▸ Exercise inputs

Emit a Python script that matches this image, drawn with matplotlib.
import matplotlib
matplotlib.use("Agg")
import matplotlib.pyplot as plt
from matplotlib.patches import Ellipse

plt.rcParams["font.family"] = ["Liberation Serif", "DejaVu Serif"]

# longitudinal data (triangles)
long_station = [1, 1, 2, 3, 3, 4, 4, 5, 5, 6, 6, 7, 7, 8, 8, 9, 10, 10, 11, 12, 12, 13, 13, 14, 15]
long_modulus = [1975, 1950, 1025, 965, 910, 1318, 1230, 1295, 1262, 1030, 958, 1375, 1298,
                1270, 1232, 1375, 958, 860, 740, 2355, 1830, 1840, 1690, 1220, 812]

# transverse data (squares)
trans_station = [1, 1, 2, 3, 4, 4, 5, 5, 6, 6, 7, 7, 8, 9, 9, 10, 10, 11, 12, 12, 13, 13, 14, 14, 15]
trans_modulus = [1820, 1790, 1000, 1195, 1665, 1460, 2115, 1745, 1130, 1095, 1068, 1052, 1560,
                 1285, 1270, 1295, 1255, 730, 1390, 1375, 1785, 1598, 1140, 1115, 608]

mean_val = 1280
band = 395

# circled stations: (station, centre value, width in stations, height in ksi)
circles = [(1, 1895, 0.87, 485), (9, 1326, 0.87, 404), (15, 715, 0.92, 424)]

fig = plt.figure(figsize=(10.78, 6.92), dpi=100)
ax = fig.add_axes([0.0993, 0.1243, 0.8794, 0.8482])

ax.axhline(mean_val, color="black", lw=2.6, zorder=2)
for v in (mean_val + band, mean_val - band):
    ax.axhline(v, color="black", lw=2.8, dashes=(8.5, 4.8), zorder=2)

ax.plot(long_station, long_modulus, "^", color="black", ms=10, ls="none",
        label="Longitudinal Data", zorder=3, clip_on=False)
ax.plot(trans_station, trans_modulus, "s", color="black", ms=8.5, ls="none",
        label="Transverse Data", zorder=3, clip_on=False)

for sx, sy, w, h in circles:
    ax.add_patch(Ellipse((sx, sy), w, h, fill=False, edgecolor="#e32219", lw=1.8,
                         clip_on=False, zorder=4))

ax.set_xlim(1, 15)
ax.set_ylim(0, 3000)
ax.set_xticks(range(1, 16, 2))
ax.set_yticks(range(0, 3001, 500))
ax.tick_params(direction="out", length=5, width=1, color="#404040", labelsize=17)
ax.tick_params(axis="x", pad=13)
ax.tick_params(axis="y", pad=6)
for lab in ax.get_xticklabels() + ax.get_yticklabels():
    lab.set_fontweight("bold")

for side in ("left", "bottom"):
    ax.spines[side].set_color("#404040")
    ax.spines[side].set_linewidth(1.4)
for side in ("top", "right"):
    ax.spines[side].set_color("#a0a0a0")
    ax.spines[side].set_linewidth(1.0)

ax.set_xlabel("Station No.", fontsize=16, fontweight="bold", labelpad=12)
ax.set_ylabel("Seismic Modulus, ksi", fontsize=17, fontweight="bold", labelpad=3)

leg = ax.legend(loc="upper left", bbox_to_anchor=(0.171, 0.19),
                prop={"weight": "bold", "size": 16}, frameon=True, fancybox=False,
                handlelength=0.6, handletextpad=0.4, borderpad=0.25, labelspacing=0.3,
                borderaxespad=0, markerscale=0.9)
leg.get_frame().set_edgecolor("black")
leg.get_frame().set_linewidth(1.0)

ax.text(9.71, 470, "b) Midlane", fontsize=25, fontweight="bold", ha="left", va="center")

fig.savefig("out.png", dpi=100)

---

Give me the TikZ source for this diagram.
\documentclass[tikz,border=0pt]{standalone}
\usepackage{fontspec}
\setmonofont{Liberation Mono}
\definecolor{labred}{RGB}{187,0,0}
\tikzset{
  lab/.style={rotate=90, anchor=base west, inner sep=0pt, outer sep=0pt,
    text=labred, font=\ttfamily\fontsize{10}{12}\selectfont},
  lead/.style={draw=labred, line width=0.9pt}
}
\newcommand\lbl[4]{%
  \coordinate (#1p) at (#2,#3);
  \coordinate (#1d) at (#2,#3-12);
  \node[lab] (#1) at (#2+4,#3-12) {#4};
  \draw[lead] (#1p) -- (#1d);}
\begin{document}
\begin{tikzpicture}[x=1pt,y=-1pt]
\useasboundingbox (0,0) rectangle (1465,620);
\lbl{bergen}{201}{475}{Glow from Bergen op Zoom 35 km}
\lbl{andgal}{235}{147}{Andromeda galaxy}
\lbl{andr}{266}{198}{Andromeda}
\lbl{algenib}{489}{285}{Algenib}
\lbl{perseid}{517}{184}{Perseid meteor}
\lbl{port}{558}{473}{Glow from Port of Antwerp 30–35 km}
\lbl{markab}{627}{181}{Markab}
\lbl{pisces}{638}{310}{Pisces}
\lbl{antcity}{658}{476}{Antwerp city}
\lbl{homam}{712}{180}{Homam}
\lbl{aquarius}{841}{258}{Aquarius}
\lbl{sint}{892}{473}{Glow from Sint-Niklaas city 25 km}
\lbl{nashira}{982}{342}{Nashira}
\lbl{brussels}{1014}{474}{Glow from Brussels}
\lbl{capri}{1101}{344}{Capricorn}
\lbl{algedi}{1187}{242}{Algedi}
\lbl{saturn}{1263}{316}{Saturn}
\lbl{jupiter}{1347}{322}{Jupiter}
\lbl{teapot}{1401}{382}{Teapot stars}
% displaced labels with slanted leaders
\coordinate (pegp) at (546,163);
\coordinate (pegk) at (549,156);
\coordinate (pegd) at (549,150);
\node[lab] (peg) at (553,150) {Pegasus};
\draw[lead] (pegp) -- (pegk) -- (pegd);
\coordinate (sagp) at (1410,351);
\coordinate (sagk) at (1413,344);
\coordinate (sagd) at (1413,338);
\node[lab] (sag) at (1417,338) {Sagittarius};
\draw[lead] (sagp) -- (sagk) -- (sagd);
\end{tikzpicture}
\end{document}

▸ Your goal
Return nothing but the lines running from the line with "Emit a Python" through the line with "dashes=(8.5, 4.8), zorder=2)", exactly as they appear.

▸ Output of the task
Emit a Python script that matches this image, drawn with matplotlib.
import matplotlib
matplotlib.use("Agg")
import matplotlib.pyplot as plt
from matplotlib.patches import Ellipse

plt.rcParams["font.family"] = ["Liberation Serif", "DejaVu Serif"]

# longitudinal data (triangles)
long_station = [1, 1, 2, 3, 3, 4, 4, 5, 5, 6, 6, 7, 7, 8, 8, 9, 10, 10, 11, 12, 12, 13, 13, 14, 15]
long_modulus = [1975, 1950, 1025, 965, 910, 1318, 1230, 1295, 1262, 1030, 958, 1375, 1298,
                1270, 1232, 1375, 958, 860, 740, 2355, 1830, 1840, 1690, 1220, 812]

# transverse data (squares)
trans_station = [1, 1, 2, 3, 4, 4, 5, 5, 6, 6, 7, 7, 8, 9, 9, 10, 10, 11, 12, 12, 13, 13, 14, 14, 15]
trans_modulus = [1820, 1790, 1000, 1195, 1665, 1460, 2115, 1745, 1130, 1095, 1068, 1052, 1560,
                 1285, 1270, 1295, 1255, 730, 1390, 1375, 1785, 1598, 1140, 1115, 608]

mean_val = 1280
band = 395

# circled stations: (station, centre value, width in stations, height in ksi)
circles = [(1, 1895, 0.87, 485), (9, 1326, 0.87, 404), (15, 715, 0.92, 424)]

fig = plt.figure(figsize=(10.78, 6.92), dpi=100)
ax = fig.add_axes([0.0993, 0.1243, 0.8794, 0.8482])

ax.axhline(mean_val, color="black", lw=2.6, zorder=2)
for v in (mean_val + band, mean_val - band):
    ax.axhline(v, color="black", lw=2.8, dashes=(8.5, 4.8), zorder=2)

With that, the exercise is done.